Phatak, Alhad (Schlumberger) | Kresse, Olga (Schlumberger) | Nevvonen, Olga Vladimirovna (Schlumberger) | Abad, Carlos (Schlumberger) | Cohen, Charles-edouard (Schlumberger) | Lafitte, Valerie (Schlumberger) | Abivin, Patrice (Schlumberger) | Weng, Xiaowei (Schlumberger) | England, Kevin W. (Schlumberger)
Production from shale gas reservoirs depends greatly on the efficiency of hydraulic fracturing treatments. The cumulated experience in the industry has led to several best practices in treatment design which have improved productivity in these reservoirs. However, further advances in treatment design require a deeper understanding of the complex physics involved in both hydraulic fracturing and production, such as stress shadow, proppant placement and interaction with natural fractures.
This paper investigates the non-linear physics involved in the production of shale gas reservoirs by improving the understanding of the complex relation between gas production, the reservoir properties, and several treatment design parameters, with a focus on proppant and fluid selection. A fracturing-to-production simulation workflow integrating the Unconventional Fracture Model, with the Unconventional Production Model is presented. This workflow has shown qualitative consistency with real production data.
In this paper we applied the workflow on a realistic reservoir with characteristics from the Marcellus play, and then studied the relation between production and treatment design parameters such as proppant size, proppant concentration, the treatment volume of the treatment, fracturing fluid viscosity, pumping rate and proppant injection sequence.
Since this paper focuses on fluid and proppant selection, our methodology was to run 28 simulations to cover the 2D parametric space of proppant size and fluid viscosity for every parameter. More than four hundred simulations were run in this parametric study and the results provide guidelines for optimized treatment design.

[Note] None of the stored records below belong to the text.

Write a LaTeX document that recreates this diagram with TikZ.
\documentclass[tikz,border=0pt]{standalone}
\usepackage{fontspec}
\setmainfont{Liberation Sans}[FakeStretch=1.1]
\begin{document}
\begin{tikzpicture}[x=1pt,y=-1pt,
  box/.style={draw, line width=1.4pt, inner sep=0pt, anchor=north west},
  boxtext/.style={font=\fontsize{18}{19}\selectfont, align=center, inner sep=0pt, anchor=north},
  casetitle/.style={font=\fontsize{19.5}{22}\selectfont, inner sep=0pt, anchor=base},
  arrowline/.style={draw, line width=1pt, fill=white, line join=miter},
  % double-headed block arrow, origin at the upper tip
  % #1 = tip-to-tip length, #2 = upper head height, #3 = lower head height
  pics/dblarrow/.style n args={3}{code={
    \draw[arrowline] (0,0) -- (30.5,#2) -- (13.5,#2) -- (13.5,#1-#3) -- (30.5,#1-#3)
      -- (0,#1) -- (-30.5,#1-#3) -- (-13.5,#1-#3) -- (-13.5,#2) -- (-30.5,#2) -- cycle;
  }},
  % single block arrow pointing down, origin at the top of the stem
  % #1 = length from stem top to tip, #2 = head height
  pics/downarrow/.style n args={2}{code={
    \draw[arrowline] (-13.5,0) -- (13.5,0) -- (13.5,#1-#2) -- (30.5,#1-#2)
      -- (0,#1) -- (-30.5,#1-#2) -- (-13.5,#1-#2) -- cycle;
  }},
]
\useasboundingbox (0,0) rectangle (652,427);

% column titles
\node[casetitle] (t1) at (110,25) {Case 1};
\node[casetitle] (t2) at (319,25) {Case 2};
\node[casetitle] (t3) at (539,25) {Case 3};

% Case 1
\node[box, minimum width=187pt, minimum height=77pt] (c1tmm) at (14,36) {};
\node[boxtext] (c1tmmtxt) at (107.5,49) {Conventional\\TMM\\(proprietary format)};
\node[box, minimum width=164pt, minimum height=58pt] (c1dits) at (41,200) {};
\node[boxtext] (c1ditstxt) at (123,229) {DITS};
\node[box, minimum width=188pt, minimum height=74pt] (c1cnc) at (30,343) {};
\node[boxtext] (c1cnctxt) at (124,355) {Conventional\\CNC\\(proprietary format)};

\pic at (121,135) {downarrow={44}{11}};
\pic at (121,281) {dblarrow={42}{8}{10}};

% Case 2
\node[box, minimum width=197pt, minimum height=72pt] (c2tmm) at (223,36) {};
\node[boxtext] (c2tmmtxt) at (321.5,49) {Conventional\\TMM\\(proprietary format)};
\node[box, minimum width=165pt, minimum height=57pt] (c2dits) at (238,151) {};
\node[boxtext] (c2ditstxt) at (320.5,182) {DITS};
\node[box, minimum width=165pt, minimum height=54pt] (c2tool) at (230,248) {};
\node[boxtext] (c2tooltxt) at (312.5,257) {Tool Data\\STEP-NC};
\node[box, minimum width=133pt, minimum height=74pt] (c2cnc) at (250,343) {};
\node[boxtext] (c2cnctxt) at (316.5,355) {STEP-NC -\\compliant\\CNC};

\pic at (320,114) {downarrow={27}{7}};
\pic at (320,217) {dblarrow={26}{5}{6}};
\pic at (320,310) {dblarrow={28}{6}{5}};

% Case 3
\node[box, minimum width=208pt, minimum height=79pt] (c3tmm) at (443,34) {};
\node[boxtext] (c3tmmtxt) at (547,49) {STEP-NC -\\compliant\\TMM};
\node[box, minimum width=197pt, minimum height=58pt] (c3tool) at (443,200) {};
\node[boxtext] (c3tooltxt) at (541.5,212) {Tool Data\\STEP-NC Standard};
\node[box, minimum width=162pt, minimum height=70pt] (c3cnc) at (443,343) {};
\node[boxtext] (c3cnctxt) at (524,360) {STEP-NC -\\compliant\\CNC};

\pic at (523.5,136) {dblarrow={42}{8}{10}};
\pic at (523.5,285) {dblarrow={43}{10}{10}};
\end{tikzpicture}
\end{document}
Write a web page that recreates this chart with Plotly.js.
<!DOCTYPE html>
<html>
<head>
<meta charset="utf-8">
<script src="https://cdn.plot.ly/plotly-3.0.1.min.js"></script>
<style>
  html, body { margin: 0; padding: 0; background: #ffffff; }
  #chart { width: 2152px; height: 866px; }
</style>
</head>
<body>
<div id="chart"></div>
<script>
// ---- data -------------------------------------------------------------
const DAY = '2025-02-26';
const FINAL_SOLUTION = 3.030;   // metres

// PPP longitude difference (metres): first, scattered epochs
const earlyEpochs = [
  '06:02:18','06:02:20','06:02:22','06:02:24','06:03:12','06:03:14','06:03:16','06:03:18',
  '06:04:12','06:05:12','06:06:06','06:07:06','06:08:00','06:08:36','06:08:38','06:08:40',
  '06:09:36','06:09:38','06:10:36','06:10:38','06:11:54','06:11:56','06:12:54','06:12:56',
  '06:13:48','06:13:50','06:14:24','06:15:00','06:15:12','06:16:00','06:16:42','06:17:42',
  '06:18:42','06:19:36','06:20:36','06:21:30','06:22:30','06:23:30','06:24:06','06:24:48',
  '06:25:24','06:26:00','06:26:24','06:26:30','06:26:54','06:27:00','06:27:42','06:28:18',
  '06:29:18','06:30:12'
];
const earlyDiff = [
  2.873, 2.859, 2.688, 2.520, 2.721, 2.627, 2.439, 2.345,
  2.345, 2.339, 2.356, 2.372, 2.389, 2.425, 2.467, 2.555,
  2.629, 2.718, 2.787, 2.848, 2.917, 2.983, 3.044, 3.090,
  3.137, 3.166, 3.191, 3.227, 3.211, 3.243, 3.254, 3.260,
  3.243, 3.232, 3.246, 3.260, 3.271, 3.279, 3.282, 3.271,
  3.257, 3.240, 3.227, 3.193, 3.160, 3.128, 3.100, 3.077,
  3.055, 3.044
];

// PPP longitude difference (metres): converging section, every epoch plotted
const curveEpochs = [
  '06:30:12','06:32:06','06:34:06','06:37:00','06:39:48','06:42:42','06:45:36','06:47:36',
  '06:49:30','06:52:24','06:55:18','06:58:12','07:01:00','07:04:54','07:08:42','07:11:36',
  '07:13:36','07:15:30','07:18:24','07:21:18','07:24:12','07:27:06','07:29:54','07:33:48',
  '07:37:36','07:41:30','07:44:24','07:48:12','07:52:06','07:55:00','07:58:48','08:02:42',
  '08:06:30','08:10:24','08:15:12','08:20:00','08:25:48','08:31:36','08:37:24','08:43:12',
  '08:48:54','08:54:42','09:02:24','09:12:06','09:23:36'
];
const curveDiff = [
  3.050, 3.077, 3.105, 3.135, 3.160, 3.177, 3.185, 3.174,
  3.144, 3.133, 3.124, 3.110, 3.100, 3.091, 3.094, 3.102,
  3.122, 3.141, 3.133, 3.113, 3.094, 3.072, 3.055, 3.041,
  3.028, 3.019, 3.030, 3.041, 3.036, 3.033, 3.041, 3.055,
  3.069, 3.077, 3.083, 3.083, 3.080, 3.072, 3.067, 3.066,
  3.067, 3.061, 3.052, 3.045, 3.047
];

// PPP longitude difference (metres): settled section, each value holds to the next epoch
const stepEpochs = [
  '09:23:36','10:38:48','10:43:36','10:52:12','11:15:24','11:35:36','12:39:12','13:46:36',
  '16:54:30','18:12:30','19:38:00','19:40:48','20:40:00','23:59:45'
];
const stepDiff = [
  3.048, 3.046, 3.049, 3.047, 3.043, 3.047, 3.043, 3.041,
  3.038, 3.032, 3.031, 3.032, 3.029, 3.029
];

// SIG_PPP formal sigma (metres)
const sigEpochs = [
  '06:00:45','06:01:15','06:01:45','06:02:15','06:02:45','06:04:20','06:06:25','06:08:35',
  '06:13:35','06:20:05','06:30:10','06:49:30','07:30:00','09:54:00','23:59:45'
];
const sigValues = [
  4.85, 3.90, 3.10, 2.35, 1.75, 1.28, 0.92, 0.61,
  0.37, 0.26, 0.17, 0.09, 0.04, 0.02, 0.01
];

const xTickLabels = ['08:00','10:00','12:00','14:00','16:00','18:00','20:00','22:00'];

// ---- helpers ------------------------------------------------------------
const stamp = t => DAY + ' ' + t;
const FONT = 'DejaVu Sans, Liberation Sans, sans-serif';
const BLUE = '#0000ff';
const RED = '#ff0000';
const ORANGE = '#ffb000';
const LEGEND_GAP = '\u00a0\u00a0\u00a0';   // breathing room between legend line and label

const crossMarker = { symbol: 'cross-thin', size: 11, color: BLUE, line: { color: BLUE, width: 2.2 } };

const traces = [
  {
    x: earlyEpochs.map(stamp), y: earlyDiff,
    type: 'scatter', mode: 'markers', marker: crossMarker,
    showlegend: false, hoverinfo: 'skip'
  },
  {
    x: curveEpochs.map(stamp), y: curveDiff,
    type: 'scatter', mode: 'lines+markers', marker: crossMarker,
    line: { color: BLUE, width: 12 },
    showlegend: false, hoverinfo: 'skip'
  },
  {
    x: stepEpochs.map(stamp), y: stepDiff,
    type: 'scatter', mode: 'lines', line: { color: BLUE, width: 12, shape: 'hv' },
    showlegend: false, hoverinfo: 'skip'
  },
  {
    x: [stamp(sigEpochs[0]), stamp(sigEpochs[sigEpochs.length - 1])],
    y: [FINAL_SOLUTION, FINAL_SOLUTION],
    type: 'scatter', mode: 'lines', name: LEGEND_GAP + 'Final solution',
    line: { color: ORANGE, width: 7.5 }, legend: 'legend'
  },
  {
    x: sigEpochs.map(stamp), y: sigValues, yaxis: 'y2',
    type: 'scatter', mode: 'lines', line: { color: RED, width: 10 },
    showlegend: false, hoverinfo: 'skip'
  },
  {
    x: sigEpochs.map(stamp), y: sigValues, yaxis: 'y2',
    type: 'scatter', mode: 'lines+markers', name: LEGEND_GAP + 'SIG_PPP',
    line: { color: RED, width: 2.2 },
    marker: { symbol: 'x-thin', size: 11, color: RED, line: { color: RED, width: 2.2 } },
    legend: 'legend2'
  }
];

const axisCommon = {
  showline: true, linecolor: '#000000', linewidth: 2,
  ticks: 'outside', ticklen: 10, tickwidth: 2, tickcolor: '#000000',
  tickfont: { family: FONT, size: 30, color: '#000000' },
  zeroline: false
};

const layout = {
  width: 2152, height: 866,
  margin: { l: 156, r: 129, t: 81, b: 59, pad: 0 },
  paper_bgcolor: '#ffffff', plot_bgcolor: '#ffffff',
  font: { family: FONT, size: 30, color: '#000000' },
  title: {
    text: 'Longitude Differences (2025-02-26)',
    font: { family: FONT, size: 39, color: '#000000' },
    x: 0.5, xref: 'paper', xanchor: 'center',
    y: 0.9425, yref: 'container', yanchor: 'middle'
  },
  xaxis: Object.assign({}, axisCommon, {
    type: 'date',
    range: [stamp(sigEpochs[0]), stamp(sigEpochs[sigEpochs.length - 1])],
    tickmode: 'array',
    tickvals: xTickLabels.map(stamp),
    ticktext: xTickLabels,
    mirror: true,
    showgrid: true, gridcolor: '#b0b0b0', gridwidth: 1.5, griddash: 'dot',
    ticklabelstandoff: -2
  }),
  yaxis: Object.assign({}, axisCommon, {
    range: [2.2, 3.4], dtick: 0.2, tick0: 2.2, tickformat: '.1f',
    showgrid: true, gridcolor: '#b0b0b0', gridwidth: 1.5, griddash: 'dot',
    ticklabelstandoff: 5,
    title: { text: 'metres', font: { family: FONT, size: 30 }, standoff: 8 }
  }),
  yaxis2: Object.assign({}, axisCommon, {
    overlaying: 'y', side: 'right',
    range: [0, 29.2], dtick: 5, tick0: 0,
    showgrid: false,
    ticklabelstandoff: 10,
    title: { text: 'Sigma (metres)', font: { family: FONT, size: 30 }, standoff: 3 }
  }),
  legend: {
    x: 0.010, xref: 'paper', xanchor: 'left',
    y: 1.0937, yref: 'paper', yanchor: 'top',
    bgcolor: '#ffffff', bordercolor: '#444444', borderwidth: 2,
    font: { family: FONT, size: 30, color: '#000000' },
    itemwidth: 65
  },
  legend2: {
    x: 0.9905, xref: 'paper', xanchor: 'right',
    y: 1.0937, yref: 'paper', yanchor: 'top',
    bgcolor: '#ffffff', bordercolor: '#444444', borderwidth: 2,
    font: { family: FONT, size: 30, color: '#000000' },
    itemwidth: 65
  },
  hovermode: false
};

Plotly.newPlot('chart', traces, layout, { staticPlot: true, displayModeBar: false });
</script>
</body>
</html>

The behaviors observed confirm several best practices in treatment design for shale. For example, combination of different sizes of proppant optimizes production by maximizing initial production and slowing down production decline. Simulations also confirm the best practice of injecting the smallest proppant first. Another key finding is that the optimum fluid viscosity increases with treatment volume, and decreases when pumping rate increases.